Chapter 7 - Money and the Canadian Banking System
Foreign banks must have US$10 billion to set up entities in Vietnam
In the article that I found, it talks about Vietnams banking system. The State Bank of Vietnam (SBV) declared on June 5, that Vietnam will allow 100% foreign owned banks. But 100% owned foreign banks will not appear for another six months. If foreign banks want to establish themselves in Vietnam, the central bank of their country must sign agreements with SBV. The banks almost must prove that they have at least US$10 billion in total assets. There are also many strict requirements that the foreign banks must meet. So far, six foreign banks are willing to be established in Vietnam. They are from Hong Kongs’s HSBC, Australia and New Zealand’s ANZ, British Standard Chartered. The other three come from Taiwan and the Republic of Korea.
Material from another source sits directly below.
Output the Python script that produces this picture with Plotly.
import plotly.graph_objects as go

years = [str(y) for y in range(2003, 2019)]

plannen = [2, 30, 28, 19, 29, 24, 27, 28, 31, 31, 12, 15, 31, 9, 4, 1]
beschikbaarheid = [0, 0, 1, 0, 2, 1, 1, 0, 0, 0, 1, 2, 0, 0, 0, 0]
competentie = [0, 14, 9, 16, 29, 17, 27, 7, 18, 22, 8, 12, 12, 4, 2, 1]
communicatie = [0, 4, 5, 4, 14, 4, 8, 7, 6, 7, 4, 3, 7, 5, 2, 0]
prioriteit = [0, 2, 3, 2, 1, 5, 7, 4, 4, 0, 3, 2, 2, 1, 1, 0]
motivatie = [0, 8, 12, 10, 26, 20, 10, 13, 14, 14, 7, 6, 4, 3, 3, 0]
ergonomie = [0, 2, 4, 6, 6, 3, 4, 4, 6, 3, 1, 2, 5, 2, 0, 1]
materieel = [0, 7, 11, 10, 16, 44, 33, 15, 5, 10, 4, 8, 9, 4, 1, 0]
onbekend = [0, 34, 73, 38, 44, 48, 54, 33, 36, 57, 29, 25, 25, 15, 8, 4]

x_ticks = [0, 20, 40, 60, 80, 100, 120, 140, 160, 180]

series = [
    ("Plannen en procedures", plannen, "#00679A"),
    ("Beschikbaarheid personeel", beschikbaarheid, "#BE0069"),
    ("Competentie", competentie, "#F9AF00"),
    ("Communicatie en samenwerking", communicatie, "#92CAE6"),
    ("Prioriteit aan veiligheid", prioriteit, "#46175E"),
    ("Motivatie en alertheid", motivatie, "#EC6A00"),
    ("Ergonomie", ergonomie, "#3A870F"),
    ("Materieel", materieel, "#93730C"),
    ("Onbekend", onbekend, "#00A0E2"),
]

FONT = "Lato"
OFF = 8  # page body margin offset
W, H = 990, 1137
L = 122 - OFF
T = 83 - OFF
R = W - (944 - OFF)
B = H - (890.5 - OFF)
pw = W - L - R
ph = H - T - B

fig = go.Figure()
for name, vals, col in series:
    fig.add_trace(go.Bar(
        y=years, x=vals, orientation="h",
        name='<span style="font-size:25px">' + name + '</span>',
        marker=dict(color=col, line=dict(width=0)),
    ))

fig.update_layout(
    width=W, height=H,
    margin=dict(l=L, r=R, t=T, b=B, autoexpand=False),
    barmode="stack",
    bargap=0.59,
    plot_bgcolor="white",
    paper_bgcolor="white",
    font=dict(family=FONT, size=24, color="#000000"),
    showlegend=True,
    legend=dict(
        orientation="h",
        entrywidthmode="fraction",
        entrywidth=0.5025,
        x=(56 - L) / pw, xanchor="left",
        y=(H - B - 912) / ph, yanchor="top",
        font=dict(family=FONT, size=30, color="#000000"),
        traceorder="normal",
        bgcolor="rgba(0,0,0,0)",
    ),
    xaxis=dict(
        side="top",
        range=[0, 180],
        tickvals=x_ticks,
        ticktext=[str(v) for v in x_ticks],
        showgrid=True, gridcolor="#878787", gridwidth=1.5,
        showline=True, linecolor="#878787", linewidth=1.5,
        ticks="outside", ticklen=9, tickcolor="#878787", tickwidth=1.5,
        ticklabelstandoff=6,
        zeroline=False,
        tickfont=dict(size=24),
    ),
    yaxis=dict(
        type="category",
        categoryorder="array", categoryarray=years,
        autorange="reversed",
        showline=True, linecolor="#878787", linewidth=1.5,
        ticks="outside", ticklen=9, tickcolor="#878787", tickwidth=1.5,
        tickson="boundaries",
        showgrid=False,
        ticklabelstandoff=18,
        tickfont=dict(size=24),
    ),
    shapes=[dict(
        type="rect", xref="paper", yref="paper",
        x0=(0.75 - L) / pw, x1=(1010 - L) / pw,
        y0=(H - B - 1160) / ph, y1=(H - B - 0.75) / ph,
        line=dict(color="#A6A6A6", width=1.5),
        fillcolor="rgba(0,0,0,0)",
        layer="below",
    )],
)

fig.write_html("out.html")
Once the foreign banks have a license to operate in Vietnam, they will be treated like a domestic bank.
The foreign banks that are being introduced into Vietnam are very much like a chartered bank in Canada because the nations central bank allows other thanks the authority to lend money and accept deposits to businesses, government, and households. Canada introduced the Bank Act which gave restrictions to foreign investment from chartered banks. As long as Canada has this act in place, Canadian banks will most likely not open and operate any banks in Vietnam. The Bank Act also has restrictions for foreign owned banks. Since there are restrictions, there are not many foreign banks established in Canada because it will be hard to compete with the big banks. Vietnam on the other hand, will not have restrictions on foreign banks, in the article it states that foreign banks will be treated like a domestic bank. Since many parts of Vietnam are still developing, the new banks will hopefully help generate more money into the circulation. Tourists will feel more secure when in Vietnam because there may be banks they are familiar with from their home country. A disadvantage to allowing foreign owned banks to operate in Vietnam could be that they might try to have branch banks and take over or dominate Vietnam’s banking system. If the foreign banks branch out then the smaller domestic banks may be forced to shut down due to competition because the foreign banks will have lots of money since they are already big and successful in their home country.I think that the idea of allowing foreign banks to establish themselves in Vietnam is a good idea because it will help the economy. People will have a higher ability to make loans and invest. This will increase spending and add circulation to the supply of money. Although I think that there should be some restrictions such as making sure that not all the money in the banks go to investments outside of Vietnam. That would result in money going outside the circular flow of money.